Retype only what runs from the first line of the listing to the line holding "(925,861) node[box, minimum", both included. Do not retype the pictures.

Begin Source excerpt

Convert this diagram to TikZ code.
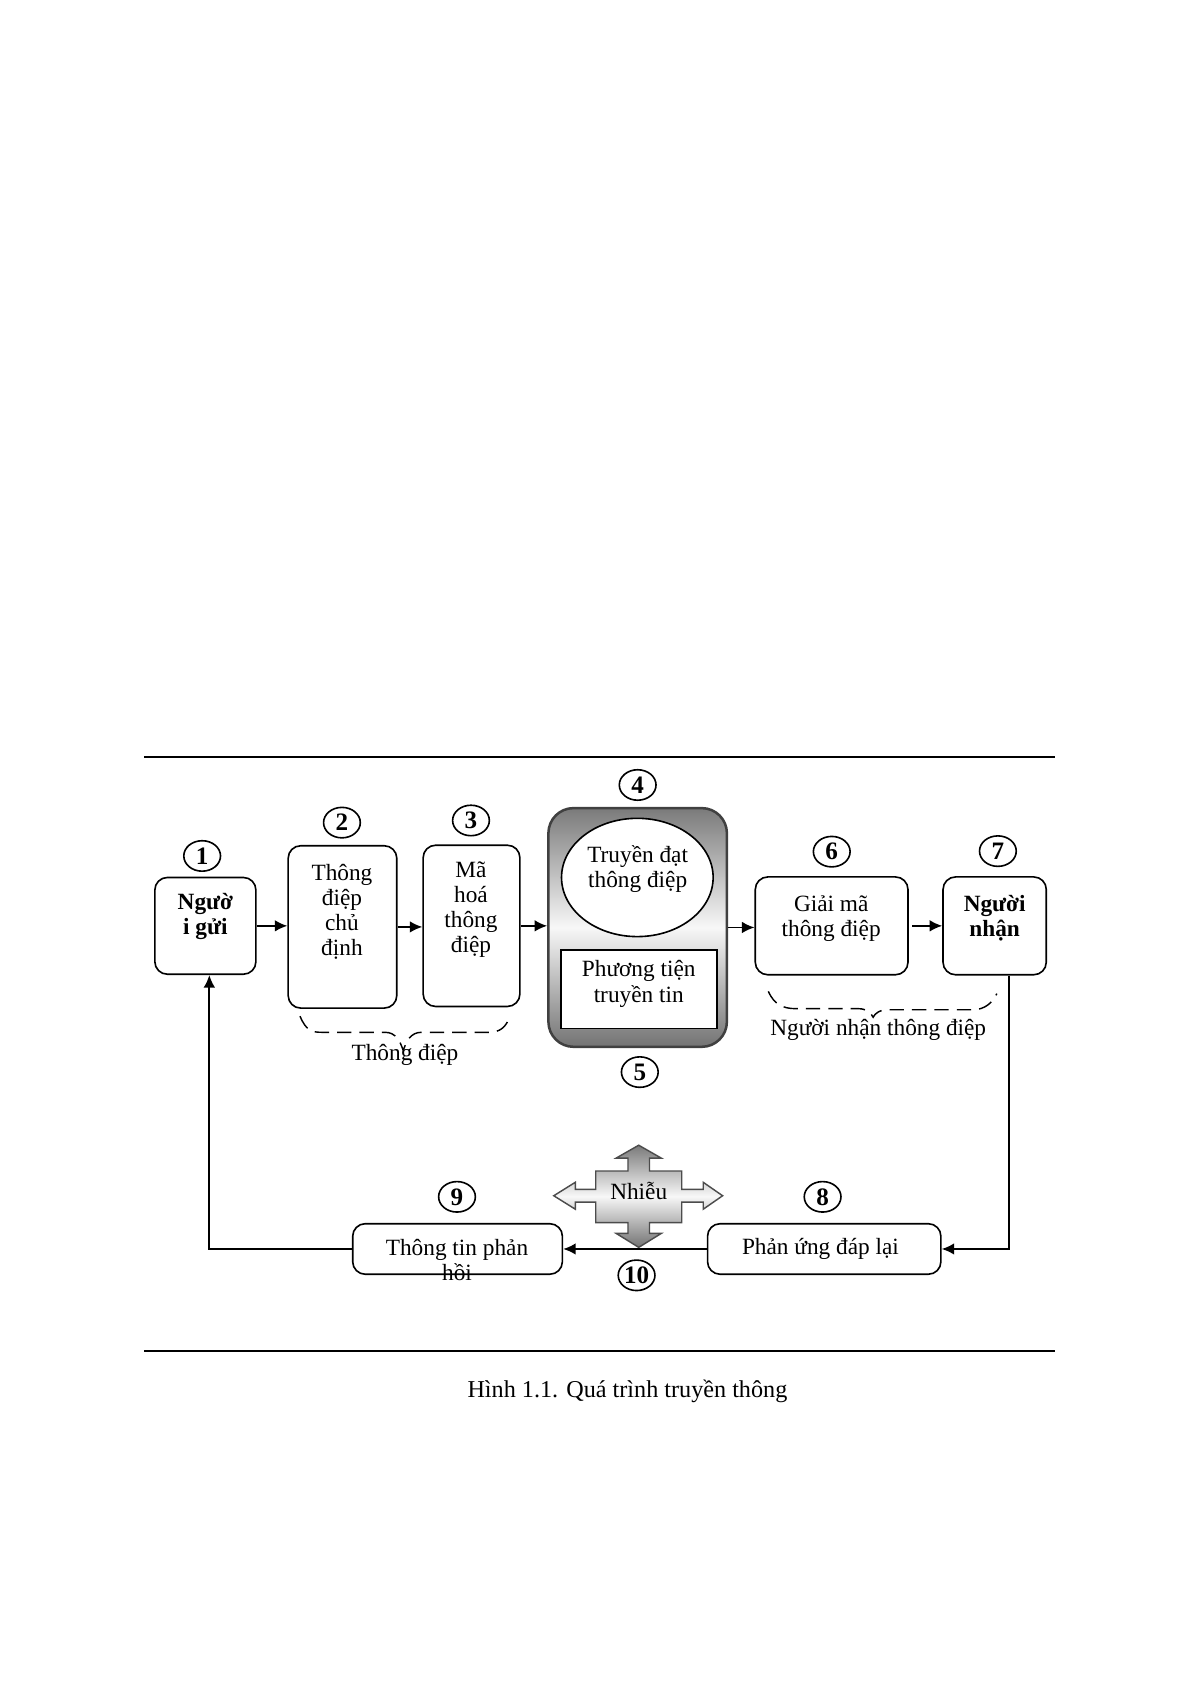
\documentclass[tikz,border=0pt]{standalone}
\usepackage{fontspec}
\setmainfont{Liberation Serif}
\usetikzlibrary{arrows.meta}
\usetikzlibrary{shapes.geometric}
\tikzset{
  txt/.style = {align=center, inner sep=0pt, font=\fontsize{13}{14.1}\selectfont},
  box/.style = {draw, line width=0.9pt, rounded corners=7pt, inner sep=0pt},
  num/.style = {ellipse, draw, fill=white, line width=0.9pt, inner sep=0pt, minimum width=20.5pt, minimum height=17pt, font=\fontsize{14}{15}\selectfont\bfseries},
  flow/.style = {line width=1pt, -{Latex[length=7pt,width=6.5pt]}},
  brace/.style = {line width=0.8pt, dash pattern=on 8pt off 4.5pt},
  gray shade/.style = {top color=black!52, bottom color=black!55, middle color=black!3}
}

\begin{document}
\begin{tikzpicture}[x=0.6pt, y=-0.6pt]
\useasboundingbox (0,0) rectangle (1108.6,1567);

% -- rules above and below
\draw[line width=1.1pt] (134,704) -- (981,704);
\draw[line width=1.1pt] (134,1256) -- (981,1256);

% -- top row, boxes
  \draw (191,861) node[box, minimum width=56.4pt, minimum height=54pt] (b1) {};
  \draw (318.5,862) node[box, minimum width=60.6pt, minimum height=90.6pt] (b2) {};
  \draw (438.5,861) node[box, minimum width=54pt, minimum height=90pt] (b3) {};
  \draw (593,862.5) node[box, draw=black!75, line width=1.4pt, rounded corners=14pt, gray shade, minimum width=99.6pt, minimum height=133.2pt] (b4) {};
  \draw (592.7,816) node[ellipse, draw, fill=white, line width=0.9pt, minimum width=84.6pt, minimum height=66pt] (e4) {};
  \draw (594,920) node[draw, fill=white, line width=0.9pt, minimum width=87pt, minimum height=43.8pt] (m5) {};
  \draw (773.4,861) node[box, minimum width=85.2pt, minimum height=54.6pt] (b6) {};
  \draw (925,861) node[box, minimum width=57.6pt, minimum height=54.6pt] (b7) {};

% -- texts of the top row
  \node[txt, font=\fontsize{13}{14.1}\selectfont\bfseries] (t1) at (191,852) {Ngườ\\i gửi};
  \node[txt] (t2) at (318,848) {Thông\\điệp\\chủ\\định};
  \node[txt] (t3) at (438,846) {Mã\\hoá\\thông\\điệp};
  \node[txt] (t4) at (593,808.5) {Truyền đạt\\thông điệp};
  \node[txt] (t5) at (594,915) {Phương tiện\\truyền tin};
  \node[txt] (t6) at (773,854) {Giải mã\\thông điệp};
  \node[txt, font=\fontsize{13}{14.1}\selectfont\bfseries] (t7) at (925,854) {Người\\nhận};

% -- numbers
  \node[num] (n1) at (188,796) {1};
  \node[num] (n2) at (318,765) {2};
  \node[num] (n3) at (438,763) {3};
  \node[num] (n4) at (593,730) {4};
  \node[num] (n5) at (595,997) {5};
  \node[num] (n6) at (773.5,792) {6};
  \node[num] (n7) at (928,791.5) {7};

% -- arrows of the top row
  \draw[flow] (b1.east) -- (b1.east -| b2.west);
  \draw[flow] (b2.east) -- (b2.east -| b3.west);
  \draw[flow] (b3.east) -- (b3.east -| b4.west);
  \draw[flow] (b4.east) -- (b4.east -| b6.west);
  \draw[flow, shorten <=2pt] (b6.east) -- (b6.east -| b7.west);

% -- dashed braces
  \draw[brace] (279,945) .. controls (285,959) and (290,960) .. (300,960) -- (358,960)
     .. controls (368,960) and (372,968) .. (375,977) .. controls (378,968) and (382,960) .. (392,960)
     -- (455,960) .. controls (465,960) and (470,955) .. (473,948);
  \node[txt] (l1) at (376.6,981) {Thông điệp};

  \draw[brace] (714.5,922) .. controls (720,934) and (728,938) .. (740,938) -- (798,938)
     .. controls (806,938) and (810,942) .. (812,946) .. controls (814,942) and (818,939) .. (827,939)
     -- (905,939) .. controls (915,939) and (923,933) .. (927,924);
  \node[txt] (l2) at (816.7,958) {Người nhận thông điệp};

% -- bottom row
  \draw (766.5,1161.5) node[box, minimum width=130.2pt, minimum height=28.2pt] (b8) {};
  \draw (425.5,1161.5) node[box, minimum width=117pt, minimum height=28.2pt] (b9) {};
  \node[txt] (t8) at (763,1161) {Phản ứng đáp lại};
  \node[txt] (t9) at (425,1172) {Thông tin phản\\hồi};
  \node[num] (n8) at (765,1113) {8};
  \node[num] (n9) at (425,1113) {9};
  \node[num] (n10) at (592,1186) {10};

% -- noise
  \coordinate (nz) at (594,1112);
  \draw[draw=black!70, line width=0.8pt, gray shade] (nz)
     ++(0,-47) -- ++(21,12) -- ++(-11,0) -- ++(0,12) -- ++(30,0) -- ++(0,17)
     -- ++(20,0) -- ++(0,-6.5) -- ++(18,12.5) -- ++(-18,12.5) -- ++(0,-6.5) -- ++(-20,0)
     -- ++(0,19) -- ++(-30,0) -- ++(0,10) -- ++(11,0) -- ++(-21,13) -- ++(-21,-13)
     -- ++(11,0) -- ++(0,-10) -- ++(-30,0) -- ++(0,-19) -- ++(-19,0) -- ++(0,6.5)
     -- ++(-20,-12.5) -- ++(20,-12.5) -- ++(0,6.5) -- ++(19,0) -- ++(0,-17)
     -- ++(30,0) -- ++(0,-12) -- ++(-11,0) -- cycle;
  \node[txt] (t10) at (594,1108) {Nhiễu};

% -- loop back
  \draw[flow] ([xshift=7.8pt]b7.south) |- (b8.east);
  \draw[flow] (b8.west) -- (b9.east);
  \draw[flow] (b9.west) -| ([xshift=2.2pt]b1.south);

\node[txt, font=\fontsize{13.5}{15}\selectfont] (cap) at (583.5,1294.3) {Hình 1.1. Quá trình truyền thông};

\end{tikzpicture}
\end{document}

End Source excerpt

[Response below]:
Convert this diagram to TikZ code.
\documentclass[tikz,border=0pt]{standalone}
\usepackage{fontspec}
\setmainfont{Liberation Serif}
\usetikzlibrary{arrows.meta}
\usetikzlibrary{shapes.geometric}
\tikzset{
  txt/.style = {align=center, inner sep=0pt, font=\fontsize{13}{14.1}\selectfont},
  box/.style = {draw, line width=0.9pt, rounded corners=7pt, inner sep=0pt},
  num/.style = {ellipse, draw, fill=white, line width=0.9pt, inner sep=0pt, minimum width=20.5pt, minimum height=17pt, font=\fontsize{14}{15}\selectfont\bfseries},
  flow/.style = {line width=1pt, -{Latex[length=7pt,width=6.5pt]}},
  brace/.style = {line width=0.8pt, dash pattern=on 8pt off 4.5pt},
  gray shade/.style = {top color=black!52, bottom color=black!55, middle color=black!3}
}

\begin{document}
\begin{tikzpicture}[x=0.6pt, y=-0.6pt]
\useasboundingbox (0,0) rectangle (1108.6,1567);

% -- rules above and below
\draw[line width=1.1pt] (134,704) -- (981,704);
\draw[line width=1.1pt] (134,1256) -- (981,1256);

% -- top row, boxes
  \draw (191,861) node[box, minimum width=56.4pt, minimum height=54pt] (b1) {};
  \draw (318.5,862) node[box, minimum width=60.6pt, minimum height=90.6pt] (b2) {};
  \draw (438.5,861) node[box, minimum width=54pt, minimum height=90pt] (b3) {};
  \draw (593,862.5) node[box, draw=black!75, line width=1.4pt, rounded corners=14pt, gray shade, minimum width=99.6pt, minimum height=133.2pt] (b4) {};
  \draw (592.7,816) node[ellipse, draw, fill=white, line width=0.9pt, minimum width=84.6pt, minimum height=66pt] (e4) {};
  \draw (594,920) node[draw, fill=white, line width=0.9pt, minimum width=87pt, minimum height=43.8pt] (m5) {};
  \draw (773.4,861) node[box, minimum width=85.2pt, minimum height=54.6pt] (b6) {};
  \draw (925,861) node[box, minimum width=57.6pt, minimum height=54.6pt] (b7) {};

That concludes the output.